An Interview with David Miller
Spring 2014



RML: I have several collected and selected poems by David Miller on my shelf. What's different about Reassembling Still?

DM: It's easily the largest and most comprehensive collection of my poetry. Some people said to me in the past, why are you leaving so much out? I came to agree with them.

RML: You've spoken before about arranging these volumes by affinities, and I notice many of the groupings of texts in
Reassembling Still are identical or very similar to those in In the Shop of Nothing, your 2007 new & selected.

DM:
In the Shop of Nothing is the best of those previous collections. I think I got it right, in terms of the affinities, resonances, etc. But it was indeed a new and selected poems, not a collected.

RML: I've always wondered about the endless revising and editing you do of your work. Can you explain that urge, and why you're not willing to accept texts as finished at a certain point in time? Perhaps of that certain time…

DM: I'm not concerned with the idea of perfection, but I do want my poetry to work as well as possible, within its own terms. If I see a way to achieve this, then that's what I do - at whatever stage.

RML To quote: 'so is this image poetry?'

DM: I think someone asked me that once, and I said 'No'. And that's what's said in the poem. There are images in my poetry, but I don't believe in making a fetish of the image. I think I was probably reacting against someone like Robert Bly, who did make a fetish of the image. (I thought he was a dreadful writer.)
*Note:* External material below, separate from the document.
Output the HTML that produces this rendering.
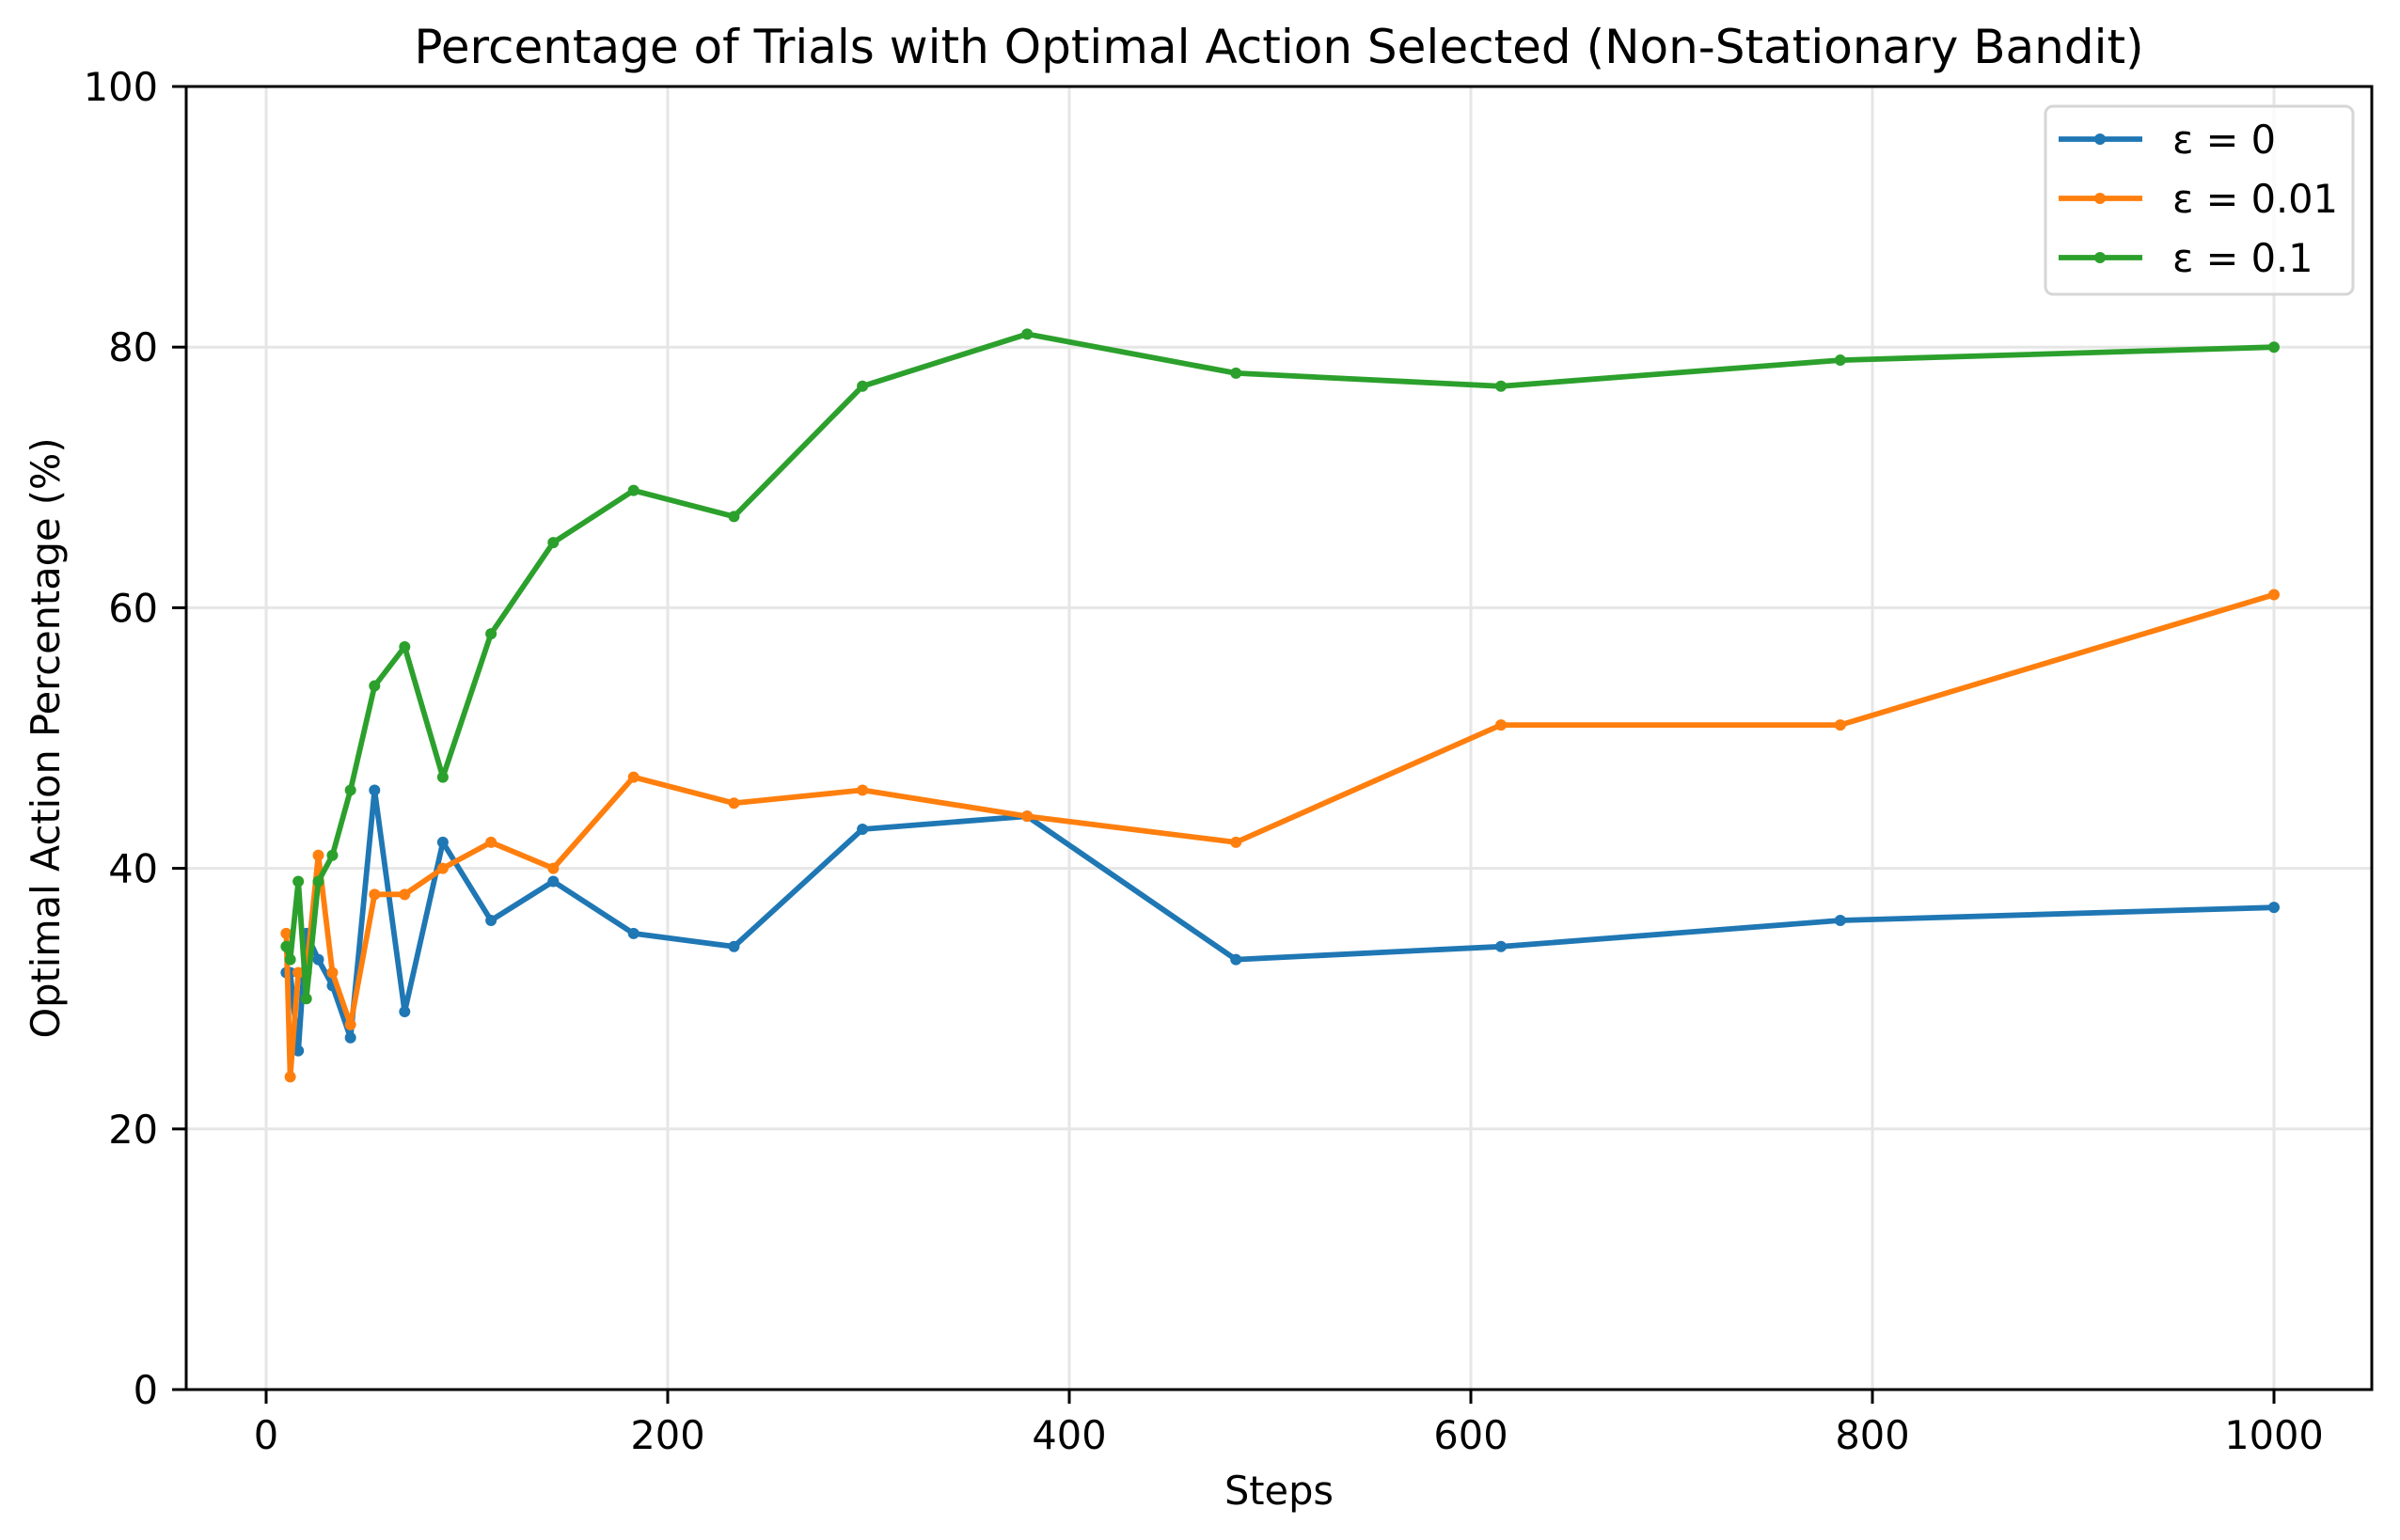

RML: You've talked about this before, but more and more there seems slippage and leeway between your prose and poetry. Several of the texts in
The Waters of Marah, a book of selected prose, turn up in Reassembling Still!


DM: I included the prose poems, or poems in prose, from The Waters of Marah in this new book, because it seemed like a mistake to go on separating my poems in prose from my poems in lines. I didn't include one piece from The Waters of Marah, Tesserae, which I think of as fiction.

RML: Can you talk about your other artistic practices, your music and art, in relation to your writing? Do they stem from similar creative urges or processes? Do you see them as in relationship to your writing?

DM: I think it all exists in some sort of relationship, the poetry to the music, the music to the art, the art to the poetry. But the music and the art are very much improvised, created on the spur of the moment, whereas the poetry is created much more slowly and with much rewriting.

RML: Your notes and conversation are always full of references to spiritual writers, artists, musicians and people. Can you share whose work you are reading, looking at and listening to at the moment?

DM: The composers Gloria Coates and Andrezej Panufnik, the poet Guy Birchard, the fiction writer S Y Agnon, the cut paper work by Matisse I've just seen at Tate Modern. J S Bach, always. Ali Akbar Khan, always. Jimmy Giuffre, always. (I seem to be listening to music more these days than reading or looking at art, to be honest.) This probably only makes sense to me! Trying to synthesise these people's work would be a nightmare. I like complexities and contradictions, in some respects and in some contexts at least. Though I'd have to admit that simplicity has a strong attraction for me, as well, as I think is evident from some of my more minimalist work.


RML: How is your Spiritual Letters coming along? Can you talk about any perceived trajectory there, a long-term plan? And why more recent installments are lengthier prose than the early volumes; and why the work seems so separate to your other writing?

DM: The sixth series is to be published by Like This Press in Manchester, sometime this year, and I'm very happy about this. I've never had any overall plan for the work. It happens as it happens, and that includes whether individual pieces are longer or shorter. At a certain point I seemed to need that greater length. It might not be the case in future. When I started the series, I had it in mind that it could potentially be endless, and that within each individual piece I had to keep things moving. That's really all. Well, maybe not all, but hopefully it will do for now, if that's OK.

RML: Like myself (and I say this to assure you it is not a criticism) you have a prolific publications record, but how do you see pamphlets, postcards and chapbooks in relation to the more substantial paperback publications of your work?

DM: Smaller publications, of whatever size/format, can be as interesting in their way as larger publications - and they can be in a sense “truer” to certain pieces of writing. The way that writing is presented materially is of considerable interest to me.